SET PROBLEM: Each line below should be retyped exactly, with no pictures.

DATA PROVIDED:
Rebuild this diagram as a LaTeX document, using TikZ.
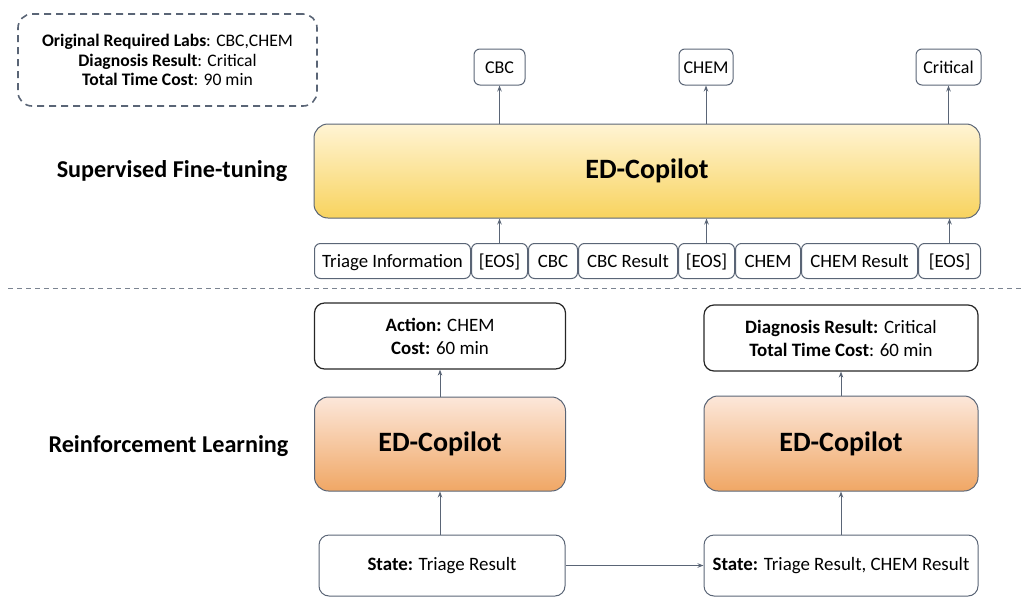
\documentclass[tikz,border=0pt]{standalone}
\usepackage{fontspec}
\setmainfont{Carlito}
\usetikzlibrary{arrows.meta}
\definecolor{edge}{HTML}{5A6576}
\definecolor{ylwtop}{HTML}{FFF4D4}
\definecolor{ylwbot}{HTML}{F8D35E}
\definecolor{orgtop}{HTML}{FCE7DA}
\definecolor{orgbot}{HTML}{F0A765}
\tikzset{
  fsz/.style 2 args={font=\fontsize{#1}{#2}\selectfont},
  token/.style={draw=edge, line width=1pt, rounded corners=6pt, minimum height=35pt, inner sep=0pt,
    text height=15pt, text depth=2pt, anchor=south west, fsz={18.8}{22}},
  outbox/.style={draw=edge, line width=1pt, rounded corners=6pt, minimum height=36pt, inner sep=0pt,
    text height=15pt, text depth=2pt, fsz={18}{21}},
  whitebox/.style={draw=black!85, line width=1.2pt, rounded corners=10pt, inner sep=0pt, align=center, fsz={18.9}{21}},
  statebox/.style={draw=edge, line width=1pt, rounded corners=10pt, inner sep=0pt, fsz={18.9}{22}},
  copilot/.style={draw=edge, line width=1pt, rounded corners=14pt, inner sep=0pt, font=\fontsize{28}{32}\selectfont\bfseries},
  flow/.style={draw=edge, line width=1pt, -{Stealth[length=6pt,width=4.5pt]}},
  phase/.style={font=\fontsize{24.2}{28}\selectfont\bfseries},
}
\begin{document}
\begin{tikzpicture}[x=1pt,y=-1pt]
\useasboundingbox (0,0) rectangle (1022,597);

% summary of the original trajectory
\node[draw=edge, line width=1.6pt, dash pattern=on 7pt off 5pt, rounded corners=14pt,
      minimum width=299pt, minimum height=92pt, align=center, fsz={17.6}{19.5}]
  (summary) at (167.5,60) {\textbf{Original Required Labs}: CBC,CHEM\\ \textbf{Diagnosis Result}: Critical\\ \textbf{Total Time Cost}: 90 min};

% ---------- supervised fine-tuning ----------
\node[phase] (sft) at (172,171) {Supervised Fine-tuning};

\node[copilot, minimum width=666pt, minimum height=94pt, top color=ylwtop, bottom color=ylwbot]
  (sftmodel) at (647,171) {ED-Copilot};

% input token sequence
\node[token, minimum width=156pt] (t1) at (314,279) {Triage Information};
\node[token, minimum width=56pt]  (t2) at (471,279) {[EOS]};
\node[token, minimum width=49pt]  (t3) at (528,279) {CBC};
\node[token, minimum width=99pt]  (t4) at (578,279) {CBC Result};
\node[token, minimum width=56pt]  (t5) at (678,279) {[EOS]};
\node[token, minimum width=65pt]  (t6) at (735,279) {CHEM};
\node[token, minimum width=116pt] (t7) at (801,279) {CHEM Result};
\node[token, minimum width=62pt]  (t8) at (918,279) {[EOS]};

% predicted outputs
\node[outbox, minimum width=51pt] (o1) at (499.5,67) {CBC};
\node[outbox, minimum width=54pt] (o2) at (706,67) {CHEM};
\node[outbox, minimum width=65pt] (o3) at (948.5,67) {Critical};

\draw[flow] (t2.north) -- (t2.north |- sftmodel.south);
\draw[flow] (t5.north) -- (t5.north |- sftmodel.south);
\draw[flow] (t8.north) -- (t8.north |- sftmodel.south);
\draw[flow] (sftmodel.north -| o1.south) -- (o1.south);
\draw[flow] (sftmodel.north -| o2.south) -- (o2.south);
\draw[flow] (sftmodel.north -| o3.south) -- (o3.south);

% phase separator
\coordinate (sepL) at (8,288);
\coordinate (sepR) at (1022,288);
\draw[edge!80, line width=1pt, dash pattern=on 5pt off 4pt] (sepL) -- (sepR);

% ---------- reinforcement learning ----------
\node[phase] (rl) at (168.5,446) {Reinforcement Learning};

% first step
\node[statebox, minimum width=246pt, minimum height=61pt] (s1) at (442,565.5) {\textbf{State:} Triage Result};
\node[copilot, minimum width=251pt, minimum height=94pt, top color=orgtop, bottom color=orgbot]
  (m1) at (440,444) {ED-Copilot};
\node[whitebox, minimum width=251pt, minimum height=66pt] (a1) at (440,336) {\textbf{Action:} CHEM\\[2pt] \textbf{Cost:} 60 min};

% second step
\node[statebox, minimum width=274pt, minimum height=61pt] (s2) at (841,565.5) {\textbf{State:} Triage Result, CHEM Result};
\node[copilot, minimum width=274pt, minimum height=95pt, top color=orgtop, bottom color=orgbot]
  (m2) at (841,443.5) {ED-Copilot};
\node[whitebox, minimum width=274pt, minimum height=66pt] (a2) at (841,338) {\textbf{Diagnosis Result:} Critical\\[2pt] \textbf{Total Time Cost}: 60 min};

\draw[flow] (s1.north -| m1.south) -- (m1.south);
\draw[flow] (m1.north) -- (a1.south);
\draw[flow] (s2.north) -- (m2.south);
\draw[flow] (m2.north) -- (a2.south);
\draw[flow] (s1.east) -- (s2.west);
\end{tikzpicture}
\end{document}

EXERCISE RESPONSE:
Rebuild this diagram as a LaTeX document, using TikZ.
\documentclass[tikz,border=0pt]{standalone}
\usepackage{fontspec}
\setmainfont{Carlito}
\usetikzlibrary{arrows.meta}
\definecolor{edge}{HTML}{5A6576}
\definecolor{ylwtop}{HTML}{FFF4D4}
\definecolor{ylwbot}{HTML}{F8D35E}
\definecolor{orgtop}{HTML}{FCE7DA}
\definecolor{orgbot}{HTML}{F0A765}
\tikzset{
  fsz/.style 2 args={font=\fontsize{#1}{#2}\selectfont},
  token/.style={draw=edge, line width=1pt, rounded corners=6pt, minimum height=35pt, inner sep=0pt,
    text height=15pt, text depth=2pt, anchor=south west, fsz={18.8}{22}},
  outbox/.style={draw=edge, line width=1pt, rounded corners=6pt, minimum height=36pt, inner sep=0pt,
    text height=15pt, text depth=2pt, fsz={18}{21}},
  whitebox/.style={draw=black!85, line width=1.2pt, rounded corners=10pt, inner sep=0pt, align=center, fsz={18.9}{21}},
  statebox/.style={draw=edge, line width=1pt, rounded corners=10pt, inner sep=0pt, fsz={18.9}{22}},
  copilot/.style={draw=edge, line width=1pt, rounded corners=14pt, inner sep=0pt, font=\fontsize{28}{32}\selectfont\bfseries},
  flow/.style={draw=edge, line width=1pt, -{Stealth[length=6pt,width=4.5pt]}},
  phase/.style={font=\fontsize{24.2}{28}\selectfont\bfseries},
}
\begin{document}
\begin{tikzpicture}[x=1pt,y=-1pt]
\useasboundingbox (0,0) rectangle (1022,597);

% summary of the original trajectory
\node[draw=edge, line width=1.6pt, dash pattern=on 7pt off 5pt, rounded corners=14pt,
      minimum width=299pt, minimum height=92pt, align=center, fsz={17.6}{19.5}]
  (summary) at (167.5,60) {\textbf{Original Required Labs}: CBC,CHEM\\ \textbf{Diagnosis Result}: Critical\\ \textbf{Total Time Cost}: 90 min};

% ---------- supervised fine-tuning ----------
\node[phase] (sft) at (172,171) {Supervised Fine-tuning};

\node[copilot, minimum width=666pt, minimum height=94pt, top color=ylwtop, bottom color=ylwbot]
  (sftmodel) at (647,171) {ED-Copilot};

% input token sequence
\node[token, minimum width=156pt] (t1) at (314,279) {Triage Information};
\node[token, minimum width=56pt]  (t2) at (471,279) {[EOS]};
\node[token, minimum width=49pt]  (t3) at (528,279) {CBC};
\node[token, minimum width=99pt]  (t4) at (578,279) {CBC Result};
\node[token, minimum width=56pt]  (t5) at (678,279) {[EOS]};
\node[token, minimum width=65pt]  (t6) at (735,279) {CHEM};
\node[token, minimum width=116pt] (t7) at (801,279) {CHEM Result};
\node[token, minimum width=62pt]  (t8) at (918,279) {[EOS]};

% predicted outputs
\node[outbox, minimum width=51pt] (o1) at (499.5,67) {CBC};
\node[outbox, minimum width=54pt] (o2) at (706,67) {CHEM};
\node[outbox, minimum width=65pt] (o3) at (948.5,67) {Critical};

\draw[flow] (t2.north) -- (t2.north |- sftmodel.south);
\draw[flow] (t5.north) -- (t5.north |- sftmodel.south);
\draw[flow] (t8.north) -- (t8.north |- sftmodel.south);
\draw[flow] (sftmodel.north -| o1.south) -- (o1.south);
\draw[flow] (sftmodel.north -| o2.south) -- (o2.south);
\draw[flow] (sftmodel.north -| o3.south) -- (o3.south);

% phase separator
\coordinate (sepL) at (8,288);
\coordinate (sepR) at (1022,288);
\draw[edge!80, line width=1pt, dash pattern=on 5pt off 4pt] (sepL) -- (sepR);

% ---------- reinforcement learning ----------
\node[phase] (rl) at (168.5,446) {Reinforcement Learning};

% first step
\node[statebox, minimum width=246pt, minimum height=61pt] (s1) at (442,565.5) {\textbf{State:} Triage Result};
\node[copilot, minimum width=251pt, minimum height=94pt, top color=orgtop, bottom color=orgbot]
  (m1) at (440,444) {ED-Copilot};
\node[whitebox, minimum width=251pt, minimum height=66pt] (a1) at (440,336) {\textbf{Action:} CHEM\\[2pt] \textbf{Cost:} 60 min};

% second step
\node[statebox, minimum width=274pt, minimum height=61pt] (s2) at (841,565.5) {\textbf{State:} Triage Result, CHEM Result};
\node[copilot, minimum width=274pt, minimum height=95pt, top color=orgtop, bottom color=orgbot]
  (m2) at (841,443.5) {ED-Copilot};
\node[whitebox, minimum width=274pt, minimum height=66pt] (a2) at (841,338) {\textbf{Diagnosis Result:} Critical\\[2pt] \textbf{Total Time Cost}: 60 min};

\draw[flow] (s1.north -| m1.south) -- (m1.south);
\draw[flow] (m1.north) -- (a1.south);
\draw[flow] (s2.north) -- (m2.south);
\draw[flow] (m2.north) -- (a2.south);
\draw[flow] (s1.east) -- (s2.west);
\end{tikzpicture}
\end{document}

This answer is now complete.